Both Spark and Hadoop are available for free as open-source Apache projects, meaning you could potentially run it with zero installation costs. However, it is important to consider the total cost of ownership, which includes maintenance, hardware and software purchases, and hiring a team that understands cluster administration. The general rule of thumb for on-prem installations is that Hadoop requires more memory on disk and Spark requires more RAM, meaning that setting up Spark clusters can be more expensive. Additionally, since Spark is the newer system, experts in it are rarer and more costly. Another option is to install using a vendor such as Cloudera for Hadoop, or Spark for DataBricks, or run EMR/MapReduce processes in the cloud with AWS.

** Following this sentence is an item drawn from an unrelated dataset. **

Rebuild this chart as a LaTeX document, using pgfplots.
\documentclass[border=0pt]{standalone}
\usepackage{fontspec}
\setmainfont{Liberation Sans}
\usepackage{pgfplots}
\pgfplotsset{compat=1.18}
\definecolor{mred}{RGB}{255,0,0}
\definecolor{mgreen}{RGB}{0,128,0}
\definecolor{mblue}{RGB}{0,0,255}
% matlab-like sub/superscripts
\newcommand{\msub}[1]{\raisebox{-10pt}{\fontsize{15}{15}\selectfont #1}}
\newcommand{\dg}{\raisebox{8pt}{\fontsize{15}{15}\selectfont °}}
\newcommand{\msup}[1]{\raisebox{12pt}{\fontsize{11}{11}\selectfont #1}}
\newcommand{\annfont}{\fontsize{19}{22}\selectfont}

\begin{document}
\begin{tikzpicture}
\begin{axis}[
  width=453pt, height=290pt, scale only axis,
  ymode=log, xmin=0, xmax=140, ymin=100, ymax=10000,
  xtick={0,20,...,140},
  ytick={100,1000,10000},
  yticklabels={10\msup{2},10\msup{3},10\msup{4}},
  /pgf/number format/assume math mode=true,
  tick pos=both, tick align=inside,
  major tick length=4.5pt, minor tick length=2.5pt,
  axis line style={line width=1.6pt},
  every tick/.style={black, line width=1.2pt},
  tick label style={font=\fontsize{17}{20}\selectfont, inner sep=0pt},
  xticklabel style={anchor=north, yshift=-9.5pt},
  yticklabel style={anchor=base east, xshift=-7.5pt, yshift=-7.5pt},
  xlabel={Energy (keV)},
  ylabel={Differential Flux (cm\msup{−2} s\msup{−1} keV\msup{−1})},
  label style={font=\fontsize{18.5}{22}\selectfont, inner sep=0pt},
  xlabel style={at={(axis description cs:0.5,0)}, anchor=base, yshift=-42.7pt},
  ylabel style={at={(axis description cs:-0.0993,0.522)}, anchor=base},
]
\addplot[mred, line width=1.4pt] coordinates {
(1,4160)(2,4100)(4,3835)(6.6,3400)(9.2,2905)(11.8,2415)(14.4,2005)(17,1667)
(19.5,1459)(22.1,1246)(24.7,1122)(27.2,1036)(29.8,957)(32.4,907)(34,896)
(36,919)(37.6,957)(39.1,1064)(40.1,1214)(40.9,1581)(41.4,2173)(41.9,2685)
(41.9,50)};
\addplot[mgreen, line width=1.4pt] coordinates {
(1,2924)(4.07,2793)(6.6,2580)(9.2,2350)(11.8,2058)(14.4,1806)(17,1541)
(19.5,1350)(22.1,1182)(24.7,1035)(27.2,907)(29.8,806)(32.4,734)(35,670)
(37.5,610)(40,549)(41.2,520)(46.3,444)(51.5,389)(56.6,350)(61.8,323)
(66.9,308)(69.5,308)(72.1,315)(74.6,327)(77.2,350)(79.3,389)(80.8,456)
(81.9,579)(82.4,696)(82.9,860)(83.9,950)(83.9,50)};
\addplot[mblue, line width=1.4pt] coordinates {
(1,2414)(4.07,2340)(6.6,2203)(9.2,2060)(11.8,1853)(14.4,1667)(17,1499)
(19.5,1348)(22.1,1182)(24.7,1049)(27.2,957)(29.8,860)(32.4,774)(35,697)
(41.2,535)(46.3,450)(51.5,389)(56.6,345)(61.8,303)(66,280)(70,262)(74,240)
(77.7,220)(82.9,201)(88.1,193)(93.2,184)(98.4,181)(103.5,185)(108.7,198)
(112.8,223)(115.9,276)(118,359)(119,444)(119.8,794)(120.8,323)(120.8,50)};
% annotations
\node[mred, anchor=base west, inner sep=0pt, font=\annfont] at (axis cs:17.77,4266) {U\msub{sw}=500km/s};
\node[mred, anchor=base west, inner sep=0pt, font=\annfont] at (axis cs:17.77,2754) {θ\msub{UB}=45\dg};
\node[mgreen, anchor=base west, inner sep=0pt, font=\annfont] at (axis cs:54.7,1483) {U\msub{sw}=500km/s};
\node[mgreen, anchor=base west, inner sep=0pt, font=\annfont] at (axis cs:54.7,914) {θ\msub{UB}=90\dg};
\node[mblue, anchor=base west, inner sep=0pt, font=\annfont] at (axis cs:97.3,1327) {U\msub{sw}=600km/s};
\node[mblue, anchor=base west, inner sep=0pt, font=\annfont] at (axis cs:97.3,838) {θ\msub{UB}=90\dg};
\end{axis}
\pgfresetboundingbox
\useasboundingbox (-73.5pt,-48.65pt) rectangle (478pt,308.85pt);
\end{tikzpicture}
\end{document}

Extract pricing comparisons can be complicated to split out since Hadoop and Spark are run in tandem, even on EMR instances, which are configured to run with Spark installed. For a very high-level point of comparison, assuming that you choose a compute-optimized EMR cluster for Hadoop the cost for the smallest instance, c4.large, is $0.026 per hour. The smallest memory-optimized cluster for Spark would cost $0.067 per hour. Therefore, on a per-hour basis, Spark is more expensive, but optimizing for compute time, similar tasks should take less time on a Spark cluster.

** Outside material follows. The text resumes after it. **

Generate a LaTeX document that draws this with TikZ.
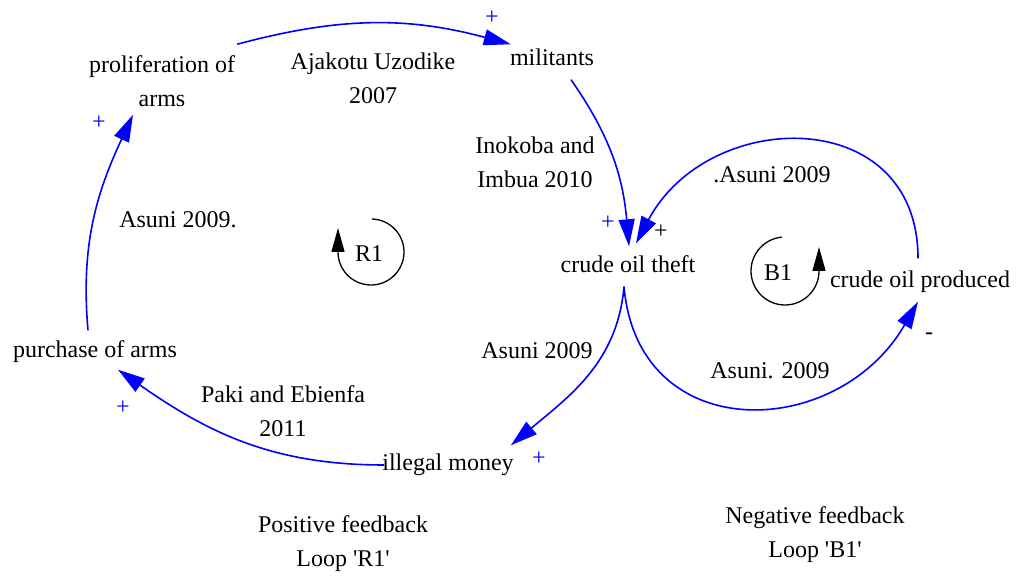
\documentclass[tikz,border=0pt]{standalone}
\usepackage{fontspec}
\setmainfont{Liberation Serif}
\usetikzlibrary{arrows.meta}
\definecolor{linkblue}{RGB}{0,0,255}

\begin{document}
\begin{tikzpicture}[x=1pt,y=1pt,
    every node/.style={font=\fontsize{24}{34}\selectfont, align=center,
        inner sep=1pt},
    oneline/.style={text height=16pt, text depth=5pt},
    link/.style={draw=linkblue, line width=1.6pt,
        -{Triangle[length=27pt,width=16pt]}},
    pol/.style={text=linkblue},
    loopsym/.style={line width=1.3pt,
        -{Triangle[length=24pt,width=13pt]}}]
    \useasboundingbox (0,0) rectangle (1019,578);

    % variables
    \node (prolif) at (162,497) {proliferation of\\arms};
    \node[oneline] (militants) at (552,518) {militants};
    \node[oneline] (theft) at (628,311) {crude oil theft};
    \node[oneline] (produced) at (920,296) {crude oil produced};
    \node[oneline] (purchase) at (95,226) {purchase of arms};
    \node[oneline] (money) at (448,113) {illegal money};

    % references
    \node (ajakotu) at (373,500) {Ajakotu Uzodike\\2007};
    \node (inokoba) at (535,416) {Inokoba and\\Imbua 2010};
    \node[oneline] (asuniA) at (772,401) {.Asuni 2009};
    \node[oneline] (asuniB) at (178,356) {Asuni 2009.};
    \node[oneline] (asuniC) at (537,225) {Asuni 2009};
    \node[oneline] (asuniD) at (770,205) {Asuni. 2009};
    \node (paki) at (283,167) {Paki and Ebienfa\\2011};

    % loop captions
    \node (posfb) at (343,34) {Positive feedback\\Loop \textquotesingle R1\textquotesingle};
    \node (negfb) at (815,43) {Negative feedback\\Loop \textquotesingle B1\textquotesingle};

    % links
    \draw[link] ([xshift=1pt,yshift=10pt]prolif.north east)
        to[out=15,in=165] ([xshift=2pt,yshift=4pt]militants.north west);
    \draw[link] ([xshift=19pt,yshift=-8pt]militants.south)
        to[out=-55,in=95] ([xshift=1pt,yshift=9pt]theft.north);
    \draw[link] ([xshift=-2pt,yshift=12pt]produced.north)
        to[out=90,in=62,looseness=1.4] ([xshift=8pt,yshift=12pt]theft.north);
    \draw[link] ([xshift=-4pt,yshift=-8pt]theft.south)
        to[out=-95,in=40] ([xshift=-4pt,yshift=8pt]money.north east);
    \draw[link] ([xshift=-4pt,yshift=-8pt]theft.south)
        to[out=-85,in=-120,looseness=1.4] ([xshift=-2pt,yshift=-8pt]produced.south);
    \draw[link] ([xshift=3pt]money.west)
        to[out=180,in=-35] ([xshift=23pt,yshift=-6pt]purchase.south);
    \draw[link] ([xshift=-7pt,yshift=10pt]purchase.north)
        to[out=95,in=-115] ([xshift=-29pt,yshift=-7pt]prolif.south);

    % polarities
    \node[pol] (plusA) at (492,560) {+};
    \node[pol] (plusB) at (608,355) {+};
    \node (plusC) at (661,346) {+};
    \node (minusA) at (929,242) {-};
    \node[pol] (plusD) at (539,119) {+};
    \node[pol] (plusE) at (123,170) {+};
    \node[pol] (plusF) at (99,455) {+};

    % loop symbols
    \node (rone) at (369,324) {R1};
    \draw[loopsym] ([shift={(88:33)}]rone.center) ++(2,2)
        arc[start angle=88,end angle=-180,radius=33] -- ++(0,24);
    \node (bone) at (778,305) {B1};
    \draw[loopsym] ([shift={(95:34)}]bone.center) ++(7,2)
        arc[start angle=95,end angle=360,radius=34] -- ++(0,24);
\end{tikzpicture}
\end{document}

Fault Tolerance and Security
Hadoop is highly fault-tolerant because it was designed to replicate data across many nodes. Each file is split into blocks and replicated numerous times across many machines, ensuring that if a single machine goes down, the file can be rebuilt from other blocks elsewhere.
Spark’s fault tolerance is achieved mainly through RDD operations. Initially, data-at-rest is stored in HDFS, which is fault-tolerant through Hadoop’s architecture. As an RDD is built, so is a lineage, which remembers how the dataset was constructed, and, since it’s immutable, can rebuild it from scratch if need be. Data across Spark partitions can also be rebuilt across data nodes based on the DAG. Data is replicated across executor nodes, and generally can be corrupted if the node or communication between executors and drivers fails.
Both Spark and Hadoop have access to support for Kerberos authentication, but Hadoop has more fine-grained security controls for HDFS. Apache Sentry, a system for enforcing fine-grained metadata access, is another project available specifically for HDFS-level security.
Spark’s security model is currently sparse, but allows authentication via shared secret.
Hadoop uses Mahout for processing data. Mahout includes clustering, classification, and batch-based collaborative filtering, all of which run on top of MapReduce. This is being phased out in favor of Samsara, a Scala-backed DSL language that allows for in-memory and algebraic operations, and allows users to write their own algorithms.
Spark has a machine learning library, MLLib, in use for iterative machine learning applications in-memory. It’s available in Java, Scala, Python, or R, and includes classification, and regression, as well as the ability to build machine-learning pipelines with hyperparameter tuning.
Summing it up
So is it Hadoop or Spark? These systems are two of the most prominent distributed systems for processing data on the market today. Hadoop is used mainly for disk-heavy operations with the MapReduce paradigm, and Spark is a more flexible, but more costly in-memory processing architecture. Both are Apache top-level projects, are often used together, and have similarities, but it’s important to understand the features of each when deciding to implement them.